→ **Do this**
Return only the lines from the top of the data down to the one that holds "const STRETCH = 1.18;", both included, without any pictures.

========================

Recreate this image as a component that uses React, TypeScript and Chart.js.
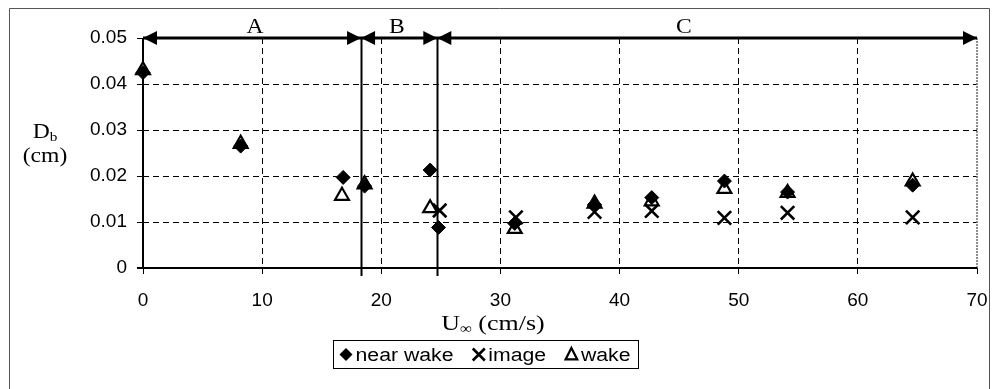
import React, { useEffect, useRef } from 'react';
import { Chart, registerables } from 'chart.js';

Chart.register(...registerables);

// ---- data ----
const seriesNames = ['near wake', 'image', 'wake'];

const nearWakeU = [0, 8.2, 16.8, 18.6, 24.1, 24.8, 31.2, 37.9, 42.7, 48.8, 54.1, 64.6];
const nearWakeD = [0.0425, 0.0265, 0.0197, 0.0178, 0.0213, 0.0088, 0.0097, 0.0138, 0.0153, 0.0189, 0.0165, 0.018];

const imageU = [24.9, 31.3, 37.9, 42.7, 48.8, 54.1, 64.6];
const imageD = [0.0125, 0.011, 0.0122, 0.0124, 0.0109, 0.012, 0.011];

const wakeU = [0, 8.2, 16.7, 18.6, 24.1, 31.2, 37.9, 42.7, 48.8, 54.1, 64.6];
const wakeD = [0.043, 0.027, 0.0157, 0.0182, 0.013, 0.0085, 0.014, 0.0145, 0.0172, 0.0163, 0.0188];

const xTicks = [0, 10, 20, 30, 40, 50, 60, 70];
const yTicks = [0, 0.01, 0.02, 0.03, 0.04, 0.05];
const yTickLabels = ['0', '0.01', '0.02', '0.03', '0.04', '0.05'];

const regionBounds = [0, 18.3, 24.7, 70];
const regionNames = ['A', 'B', 'C'];
const regionLabelAt = [9.4, 21.3, 45.4];
const regionLevel = 0.05;

const toPoints = (xs: number[], ys: number[]) => xs.map((x, i) => ({ x, y: ys[i] }));

const SANS = '"Liberation Sans", Arial, sans-serif';
const SERIF = '"Liberation Serif", "Times New Roman", serif';
const STRETCH = 1.18;

function sText(ctx: CanvasRenderingContext2D, text: string, x: number, y: number, font: string) {
  ctx.save();
  ctx.font = font;
  ctx.textAlign = 'left';
  ctx.translate(x, y);
  ctx.scale(STRETCH, 1);
  ctx.fillText(text, 0, 0);
  ctx.restore();
}
function sWidth(ctx: CanvasRenderingContext2D, text: string, font: string) {
  ctx.save();
  ctx.font = font;
  const w = ctx.measureText(text).width * STRETCH;
  ctx.restore();
  return w;
}

function drawMarker(ctx: CanvasRenderingContext2D, kind: number, x: number, y: number) {
  ctx.save();
  ctx.strokeStyle = '#000';
  ctx.fillStyle = '#000';
  if (kind === 0) {
    const r = 6.5;
    ctx.beginPath();
    ctx.moveTo(x, y - r);
    ctx.lineTo(x + r, y);
    ctx.lineTo(x, y + r);
    ctx.lineTo(x - r, y);
    ctx.closePath();
    ctx.fill();
  } else if (kind === 1) {
    const r = 6;
    ctx.lineWidth = 2.6;
    ctx.beginPath();
    ctx.moveTo(x - r, y - r);
    ctx.lineTo(x + r, y + r);
    ctx.moveTo(x + r, y - r);
    ctx.lineTo(x - r, y + r);
    ctx.stroke();
  } else {
    const r = 6.5;
    ctx.lineWidth = 2.2;
    ctx.beginPath();
    ctx.moveTo(x, y - r);
    ctx.lineTo(x + r * 0.9, y + r * 0.75);
    ctx.lineTo(x - r * 0.9, y + r * 0.75);
    ctx.closePath();
    ctx.stroke();
  }
  ctx.restore();
}

const overlayPlugin = {
  id: 'overlay',
  beforeDatasetsDraw(chart: any) {
    const { ctx, chartArea: a, scales } = chart;
    const xs = scales.x;
    const ys = scales.y;
    ctx.save();
    // plot area right border (grey)
    ctx.strokeStyle = '#6a6a6a';
    ctx.lineWidth = 1.5;
    ctx.setLineDash([2, 1]);
    ctx.beginPath();
    ctx.moveTo(a.right, a.top);
    ctx.lineTo(a.right, a.bottom);
    ctx.stroke();
    ctx.setLineDash([]);

    // axes
    ctx.strokeStyle = '#000';
    ctx.lineWidth = 2;
    ctx.beginPath();
    ctx.moveTo(a.left, a.top);
    ctx.lineTo(a.left, a.bottom);
    ctx.moveTo(a.left - 6, a.bottom);
    ctx.lineTo(a.right, a.bottom);
    ctx.stroke();

    // region separator lines
    const yTop = ys.getPixelForValue(regionLevel);
    ctx.lineWidth = 2;
    for (let i = 1; i < regionBounds.length - 1; i++) {
      const px = Math.round(xs.getPixelForValue(regionBounds[i])) + 0.5;
      ctx.beginPath();
      ctx.moveTo(px, yTop);
      ctx.lineTo(px, a.bottom + 8);
      ctx.stroke();
    }

    // arrow line
    ctx.lineWidth = 3;
    ctx.beginPath();
    ctx.moveTo(xs.getPixelForValue(regionBounds[0]), yTop);
    ctx.lineTo(xs.getPixelForValue(regionBounds[regionBounds.length - 1]), yTop);
    ctx.stroke();

    const head = (tx: number, d: number) => {
      const L = 14;
      const h = 7;
      ctx.beginPath();
      ctx.moveTo(tx, yTop);
      ctx.lineTo(tx - d * L, yTop - h);
      ctx.lineTo(tx - d * L, yTop + h);
      ctx.closePath();
      ctx.fill();
    };
    ctx.fillStyle = '#000';
    for (let i = 0; i < regionNames.length; i++) {
      const x0 = xs.getPixelForValue(regionBounds[i]);
      const x1 = xs.getPixelForValue(regionBounds[i + 1]);
      head(x0, -1);
      head(x1, 1);
    }

    // region labels
    const lf = `20px ${SERIF}`;
    for (let i = 0; i < regionNames.length; i++) {
      const w = sWidth(ctx, regionNames[i], lf);
      sText(ctx, regionNames[i], xs.getPixelForValue(regionLabelAt[i]) - w / 2, yTop - 5, lf);
    }
    ctx.restore();
  },
  afterDraw(chart: any) {
    const { ctx } = chart;
    ctx.save();
    ctx.fillStyle = '#000';
    ctx.textBaseline = 'alphabetic';

    // outer frame (left, top, right)
    ctx.strokeStyle = '#555';
    ctx.lineWidth = 1;
    ctx.beginPath();
    ctx.moveTo(9.5, 389);
    ctx.lineTo(9.5, 8.5);
    ctx.lineTo(989.5, 8.5);
    ctx.lineTo(989.5, 389);
    ctx.stroke();

    // y-axis title: D_b (cm)
    const big = `20px ${SERIF}`;
    const small = `13px ${SERIF}`;
    const dW = sWidth(ctx, 'D', big);
    const bW = sWidth(ctx, 'b', small);
    const cx = 45;
    let sx = cx - (dW + bW) / 2;
    sText(ctx, 'D', sx, 138, big);
    sText(ctx, 'b', sx + dW, 141, small);
    const cmW = sWidth(ctx, '(cm)', big);
    sText(ctx, '(cm)', cx - cmW / 2, 162, big);

    // x-axis title: U∞ (cm/s)
    const xb = `22px ${SERIF}`;
    const xsm = `14px ${SERIF}`;
    const uW = sWidth(ctx, 'U', xb);
    const infW = sWidth(ctx, '\u221E', xsm);
    const restW = sWidth(ctx, ' (cm/s)', xb);
    const tcx = 493;
    sx = tcx - (uW + infW + restW) / 2;
    sText(ctx, 'U', sx, 330, xb);
    sText(ctx, '\u221E', sx + uW, 333, xsm);
    sText(ctx, ' (cm/s)', sx + uW + infW, 330, xb);

    // legend
    const lf = `18px ${SANS}`;
    const markerW = 17;
    const widths = seriesNames.map((n) => sWidth(ctx, n, lf));
    const lx = 333.5;
    const ly = 340.5;
    const lw = 305;
    const lh = 28;
    const padL = 5;
    const padR = 8;
    const content = widths.reduce((s, w) => s + markerW + w, 0);
    const gap = (lw - padL - padR - content) / (seriesNames.length - 1);
    ctx.strokeStyle = '#000';
    ctx.lineWidth = 1;
    ctx.strokeRect(lx, ly, lw, lh);
    let px = lx + padL;
    const my = ly + lh / 2;
    for (let i = 0; i < seriesNames.length; i++) {
      drawMarker(ctx, i, px + 7.5, my);
      sText(ctx, seriesNames[i], px + markerW, my + 6.5, lf);
      px += markerW + widths[i] + gap;
    }
    ctx.restore();
  },
};

export default function App() {
  const ref = useRef<HTMLCanvasElement | null>(null);
  useEffect(() => {
    if (!ref.current) return;
    const gridColor = (hidden: number[]) => (c: any) =>
      c.tick && hidden.some((h) => Math.abs(h - c.tick.value) < 1e-9) ? 'rgba(0,0,0,0)' : '#000';
    const chart = new Chart(ref.current, {
      type: 'scatter',
      data: {
        datasets: [
          {
            label: seriesNames[0],
            data: toPoints(nearWakeU, nearWakeD),
            pointStyle: 'rectRot',
            pointRadius: 7,
            backgroundColor: '#000',
            borderColor: '#000',
            borderWidth: 1,
            order: 0,
            clip: false,
          },
          {
            label: seriesNames[1],
            data: toPoints(imageU, imageD),
            pointStyle: 'crossRot',
            pointRadius: 9.5,
            backgroundColor: '#000',
            borderColor: '#000',
            borderWidth: 2.6,
            order: 1,
            clip: false,
          },
          {
            label: seriesNames[2],
            data: toPoints(wakeU, wakeD),
            pointStyle: 'triangle',
            pointRadius: 8,
            backgroundColor: '#fff',
            borderColor: '#000',
            borderWidth: 2.2,
            order: 2,
            clip: false,
          },
        ],
      },
      options: {
        animation: false,
        responsive: false,
        devicePixelRatio: 1,
        events: [],
        layout: { padding: { top: 38, right: 15, left: 0, bottom: 0 } },
        plugins: { legend: { display: false }, tooltip: { enabled: false }, title: { display: false } },
        scales: {
          x: {
            type: 'linear',
            min: xTicks[0],
            max: xTicks[xTicks.length - 1],
            afterBuildTicks: (s: any) => {
              s.ticks = xTicks.map((v) => ({ value: v }));
            },
            afterFit: (s: any) => {
              s.height = 121;
              s.paddingLeft = 0;
              s.paddingRight = 0;
            },
            ticks: {
              color: '#000',
              font: { family: SANS, size: 19 },
              padding: 15,
              maxRotation: 0,
              autoSkip: false,
            },
            grid: {
              color: gridColor([xTicks[0], xTicks[xTicks.length - 1]]),
              lineWidth: 1,
              tickLength: 6,
              tickColor: '#000',
              tickBorderDash: [],
            },
            border: { display: false, dash: [6, 4] },
          },
          y: {
            type: 'linear',
            min: yTicks[0],
            max: yTicks[yTicks.length - 1],
            afterBuildTicks: (s: any) => {
              s.ticks = yTicks.map((v) => ({ value: v }));
            },
            afterFit: (s: any) => {
              s.width = 143;
              s.paddingTop = 0;
              s.paddingBottom = 0;
            },
            ticks: {
              color: '#000',
              font: { family: SANS, size: 19 },
              padding: 10,
              callback: (v: any) => {
                const i = yTicks.findIndex((t) => Math.abs(t - Number(v)) < 1e-9);
                return i >= 0 ? yTickLabels[i] : '';
              },
            },
            grid: {
              color: gridColor([yTicks[0], yTicks[yTicks.length - 1]]),
              lineWidth: 1,
              tickLength: 6,
              tickColor: '#000',
              tickBorderDash: [],
            },
            border: { display: false, dash: [6, 4] },
          },
        },
      },
      plugins: [overlayPlugin],
    });
    return () => chart.destroy();
  }, []);
  return (
    <div style={{ position: 'fixed', left: 0, top: 0, width: 992, height: 389, background: '#fff' }}>
      <canvas ref={ref} width={992} height={389} style={{ width: 992, height: 389, display: 'block' }} />
    </div>
  );
}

========================

→ **The answer**
Recreate this image as a component that uses React, TypeScript and Chart.js.
import React, { useEffect, useRef } from 'react';
import { Chart, registerables } from 'chart.js';

Chart.register(...registerables);

// ---- data ----
const seriesNames = ['near wake', 'image', 'wake'];

const nearWakeU = [0, 8.2, 16.8, 18.6, 24.1, 24.8, 31.2, 37.9, 42.7, 48.8, 54.1, 64.6];
const nearWakeD = [0.0425, 0.0265, 0.0197, 0.0178, 0.0213, 0.0088, 0.0097, 0.0138, 0.0153, 0.0189, 0.0165, 0.018];

const imageU = [24.9, 31.3, 37.9, 42.7, 48.8, 54.1, 64.6];
const imageD = [0.0125, 0.011, 0.0122, 0.0124, 0.0109, 0.012, 0.011];

const wakeU = [0, 8.2, 16.7, 18.6, 24.1, 31.2, 37.9, 42.7, 48.8, 54.1, 64.6];
const wakeD = [0.043, 0.027, 0.0157, 0.0182, 0.013, 0.0085, 0.014, 0.0145, 0.0172, 0.0163, 0.0188];

const xTicks = [0, 10, 20, 30, 40, 50, 60, 70];
const yTicks = [0, 0.01, 0.02, 0.03, 0.04, 0.05];
const yTickLabels = ['0', '0.01', '0.02', '0.03', '0.04', '0.05'];

const regionBounds = [0, 18.3, 24.7, 70];
const regionNames = ['A', 'B', 'C'];
const regionLabelAt = [9.4, 21.3, 45.4];
const regionLevel = 0.05;

const toPoints = (xs: number[], ys: number[]) => xs.map((x, i) => ({ x, y: ys[i] }));

const SANS = '"Liberation Sans", Arial, sans-serif';
const SERIF = '"Liberation Serif", "Times New Roman", serif';
const STRETCH = 1.18;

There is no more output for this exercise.